Le délégué du gouvernement ne s’étant pas opposé à la remise d’une note de plaidoirie écrite par le demandeur, le tribunal administratif prendra en considération cette note du demandeur, d’autant plus qu’elle ne contient pas de moyens nouveaux.
La requête ne spécifiant pas si le recours tend à la réformation ou à l’annulation de l’extrait de compte critiqué, il y a lieu d’admettre, d’après les données de l’espèce, que le demandeur a entendu introduire le recours admis par la loi. Le tribunal est partant amené à analyser sa compétence, notamment au vu du moyen invoqué par le délégué du gouvernement en vertu duquel aucun recours ne serait admissible contre un extrait de compte établi par le bureau de recette de l’administration des Contributions directes.
En vertu de l’article 8 paragraphe (3) alinéa 1er de la loi du 7 novembre 1996 portant organisation des juridictions de l’ordre administratif, un recours au fond contre une décision du directeur de l’administration des Contributions directes n’est admissible qu’au cas où les lois en matière d’impôts directs ne prévoient expressément un tel recours.
Les paragraphes 228 et 235 AO ne visent pas, parmi les décisions susceptibles d’un recours en réformation, les extraits de compte.

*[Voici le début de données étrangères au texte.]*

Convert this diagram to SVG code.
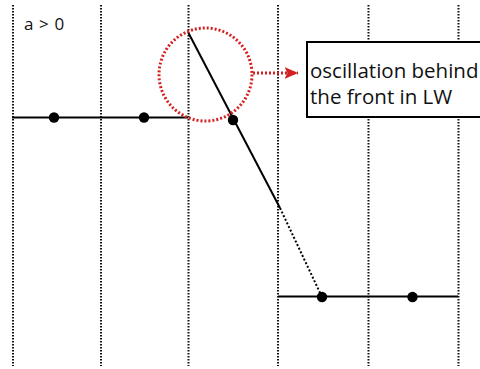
<svg xmlns="http://www.w3.org/2000/svg" width="480" height="369" viewBox="0 0 480 369">
<style>
.grid{stroke:#111;stroke-width:2;stroke-dasharray:1.5 1.5;fill:none}
.solid{stroke:#000;stroke-width:2;fill:none}
.dot{fill:#000}
.red{stroke:#d42020;stroke-width:3;stroke-dasharray:2 2;fill:none}
text{font-family:"Open Sans","Liberation Sans",sans-serif;fill:#111}
</style>
<defs>
<marker id="ah" markerWidth="5" markerHeight="5" refX="4.5" refY="2.5" orient="auto" markerUnits="strokeWidth">
<path d="M0,0.5 L4.5,2.5 L0,4.5 L1,2.5 Z" fill="#d42020"/>
</marker>
</defs>
<rect width="480" height="369" fill="#fff"/>
<g id="gridlines">
<line class="grid" x1="13" y1="5" x2="13" y2="366"/>
<line class="grid" x1="101" y1="5" x2="101" y2="366"/>
<line class="grid" x1="188.5" y1="5" x2="188.5" y2="366"/>
<line class="grid" x1="278" y1="5" x2="278" y2="366"/>
<line class="grid" x1="368.5" y1="5" x2="368.5" y2="366"/>
<line class="grid" x1="458.5" y1="5" x2="458.5" y2="366"/>
</g>
<g id="connectors">
<line class="solid" x1="12" y1="117.5" x2="188" y2="117.5"/>
<line class="solid" x1="188.5" y1="33" x2="280" y2="208"/>
<line x1="280" y1="208" x2="322" y2="297" stroke="#000" stroke-width="2" stroke-dasharray="2 2"/>
<line class="solid" x1="278" y1="296.5" x2="458" y2="296.5"/>
<line class="red" x1="253" y1="73" x2="298" y2="73" marker-end="url(#ah)"/>
</g>
<g id="points">
<circle class="dot" cx="54" cy="117.5" r="5.2"/>
<circle class="dot" cx="144" cy="117.5" r="5.2"/>
<circle class="dot" cx="233" cy="120" r="5.2"/>
<circle class="dot" cx="322" cy="297" r="5.2"/>
<circle class="dot" cx="412.5" cy="297" r="5.2"/>
</g>
<g id="highlight">
<circle class="red" cx="205.5" cy="74.5" r="46.5"/>
</g>
<g id="label-box">
<rect x="307" y="42" width="190" height="75" fill="#fff" stroke="#000" stroke-width="2"/>
<text x="310" y="78" font-size="20.5">oscillation behind</text>
<text x="310" y="104" font-size="20.5">the front in LW</text>
</g>
<g id="condition">
<text x="24" y="30" font-size="17" letter-spacing="0.6">a &gt; 0</text>
</g>
</svg>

Aucune autre disposition légale ou réglementaire n’accordant au juge administratif compétence pour statuer au fond dans des 2 instances portant sur des décisions rendues en matière d’impôts directs, un recours en réformation n’a pas pu être introduit par le demandeur.

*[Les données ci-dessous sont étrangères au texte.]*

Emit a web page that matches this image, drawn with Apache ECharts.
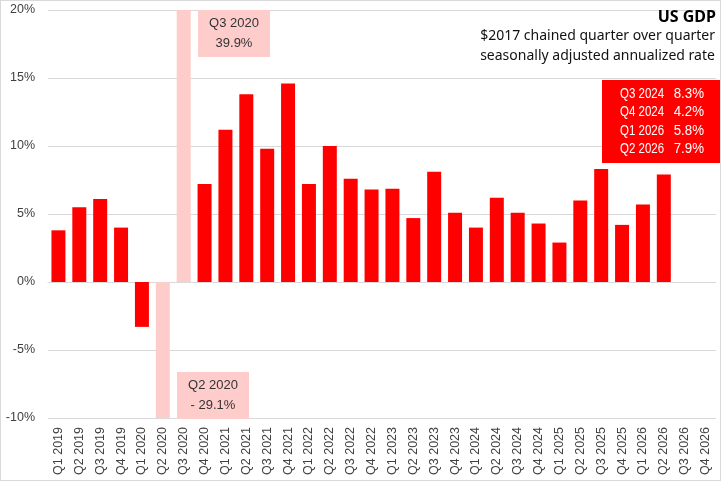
<!DOCTYPE html>
<html>
<head>
<meta charset="utf-8">
<script src="https://cdn.jsdelivr.net/npm/echarts@6/dist/echarts.min.js"></script>
<style>
  html, body { margin: 0; padding: 0; background: #fff; }
  #main { width: 721px; height: 481px; box-sizing: border-box; border: 1px solid #d9d9d9; }
</style>
</head>
<body>
<div id="main"></div>
<script>
// quarters Q1 2019 .. Q4 2026
var quarters = [
  'Q1 2019', 'Q2 2019', 'Q3 2019', 'Q4 2019',
  'Q1 2020', 'Q2 2020', 'Q3 2020', 'Q4 2020',
  'Q1 2021', 'Q2 2021', 'Q3 2021', 'Q4 2021',
  'Q1 2022', 'Q2 2022', 'Q3 2022', 'Q4 2022',
  'Q1 2023', 'Q2 2023', 'Q3 2023', 'Q4 2023',
  'Q1 2024', 'Q2 2024', 'Q3 2024', 'Q4 2024',
  'Q1 2025', 'Q2 2025', 'Q3 2025', 'Q4 2025',
  'Q1 2026', 'Q2 2026', 'Q3 2026', 'Q4 2026'
];
// annualized qoq growth, %
var gdpGrowth = [
  3.8, 5.5, 6.1, 4.0,
  -3.3, -29.1, 39.9, 7.2,
  11.2, 13.8, 9.8, 14.6,
  7.2, 10.0, 7.6, 6.8,
  6.85, 4.7, 8.1, 5.1,
  4.0, 6.2, 5.1, 4.3,
  2.9, 6.0, 8.3, 4.2,
  5.7, 7.9, null, null
];
// off-scale quarters drawn in pale red
var outliers = ['Q2 2020', 'Q3 2020'];
var yTicks = { min: -10, max: 20, step: 5 };
var latestLines = [
  ['Q3 2024', '8.3%'],
  ['Q4 2024', '4.2%'],
  ['Q1 2026', '5.8%'],
  ['Q2 2026', '7.9%']
];
var titleText = 'US GDP';
var subLines = ['$2017 chained quarter over quarter', 'seasonally adjusted annualized rate'];

var RED = '#ff0000';
var PINK = '#ffcccc';
var AXIS_FONT = '"Liberation Sans", Arial, sans-serif';

var barData = gdpGrowth.map(function(v, i) {
  if (outliers.indexOf(quarters[i]) >= 0) {
    return { value: v, itemStyle: { color: PINK } };
  }
  return v;
});

var myChart = echarts.init(document.getElementById('main'));

function annotBox(x, y, w, h, fill, lines, color) {
  return {
    type: 'group',
    left: x, top: y,
    children: [
      { type: 'rect', z: 100, shape: { x: 0, y: 0, width: w, height: h }, style: { fill: fill } },
      {
        type: 'text', z: 101, x: w / 2, y: h / 2,
        style: {
          text: lines.join('\n'), fill: color, align: 'center', verticalAlign: 'middle',
          font: '13px ' + AXIS_FONT, lineHeight: 20
        }
      }
    ]
  };
}

var latestTexts = [];
latestLines.forEach(function(l, i) {
  latestTexts.push({
    type: 'text', z: 101, x: 18, y: 14 + i * 18.5, scaleX: 0.82,
    style: { text: l[0], fill: '#fff', font: '14px ' + AXIS_FONT, verticalAlign: 'middle' }
  });
  latestTexts.push({
    type: 'text', z: 101, x: 102, y: 14 + i * 18.5, scaleX: 0.95,
    style: { text: l[1], fill: '#fff', font: '14px ' + AXIS_FONT, align: 'right', verticalAlign: 'middle' }
  });
});

var options = {
  animation: false,
  backgroundColor: '#fff',
  grid: { left: 47, right: 4, top: 9, bottom: 62, containLabel: false },
  xAxis: {
    type: 'category',
    data: quarters,
    axisTick: { show: false },
    axisLine: { show: true, lineStyle: { color: '#d9d9d9' } },
    axisLabel: {
      rotate: 90, interval: 0, color: '#404040', fontSize: 12.5,
      fontFamily: AXIS_FONT, margin: 9
    }
  },
  yAxis: {
    type: 'value',
    min: yTicks.min, max: yTicks.max, interval: yTicks.step,
    axisLine: { show: false },
    axisTick: { show: false },
    splitLine: { lineStyle: { color: '#d9d9d9', width: 1 } },
    axisLabel: {
      color: '#404040', fontSize: 12.5, fontFamily: AXIS_FONT, margin: 13,
      formatter: function(v) { return v + '%'; }
    }
  },
  series: [{
    type: 'bar',
    data: barData,
    barCategoryGap: '33%',
    itemStyle: { color: RED },
    clip: true
  }],
  graphic: [
    {
      type: 'text', right: 4, top: 8, z: 100,
      style: { text: titleText, fill: '#000', font: 'bold 16px "Noto Sans", sans-serif', align: 'right' }
    },
    {
      type: 'text', right: 5, top: 25, z: 100,
      style: {
        text: subLines.join('\n'), fill: '#111', font: '14px "Noto Sans", sans-serif',
        align: 'right', lineHeight: 20
      }
    },
    annotBox(197, 9, 72, 47, PINK, ['Q3 2020', '39.9%'], '#333'),
    annotBox(176, 371, 72, 47, PINK, ['Q2 2020', '- 29.1%'], '#333'),
    {
      type: 'group', left: 601, top: 79,
      children: [{ type: 'rect', z: 100, shape: { x: 0, y: 0, width: 119, height: 83 }, style: { fill: RED } }]
        .concat(latestTexts)
    }
  ]
};

myChart.setOption(options);
</script>
</body>
</html>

Il s’agit ensuite d’analyser si un recours de droit commun en annulation a valablement pu être introduit par le demandeur.
D’après le paragraphe 237 AO, les décisions non visées par les paragraphes 228 et 235 AO sont susceptibles d’une réclamation. Au voeu de l’article 8 paragraphe (3) alinéa 2 de la loi précitée du 7 novembre 1996, ensemble l’article 2 de la même loi, un recours de droit commun en annulation est susceptible d’être dirigé contre les décisions à rendre à la suite d’une réclamation introduite sur base du paragraphe 237 précité.
L’extrait de compte, notamment en ce qu’il constitue la seule matérialisation de la décision sous-jacente de la fixation des intérêts de retard, tombant sous le champ d’application du paragraphe 237, à défaut d’être visé par les paragraphes 228 et 235 AO, seul un recours en annulation a pu être formé par le demandeur contre la décision à rendre à la suite d’une réclamation introduite contre l’extrait de compte en question.
Il se dégage des développements qui précèdent que le demandeur aurait dû introduire, avant d’intenter une action devant les juridictions administratives, une réclamation devant le directeur de l’administration des Contributions directes. En l’espèce, il ne ressort ni des éléments et pièces du dossier ni des renseignements soumis au tribunal par le demandeur, qu’une telle réclamation a été introduite auprès du directeur de l’administration des Contributions directes et, partant, à défaut d’une telle réclamation, le recours est à déclarer irrecevable omisso medio sans qu’il y ait lieu d’analyser les autres moyens et arguments invoqués par les deux parties.
Par ces motifs, le tribunal administratif, deuxième chambre, statuant contradictoirement;
déclare le recours en annulation irrecevable;
laisse les frais à charge du demandeur.
Ainsi jugé par:
M. Schockweiler, vice-président M. Campill, premier juge Mme Lamesch, juge et lu à l’audience publique du 26 avril 1999 par le vice-président, en présence de M. Legille, greffier.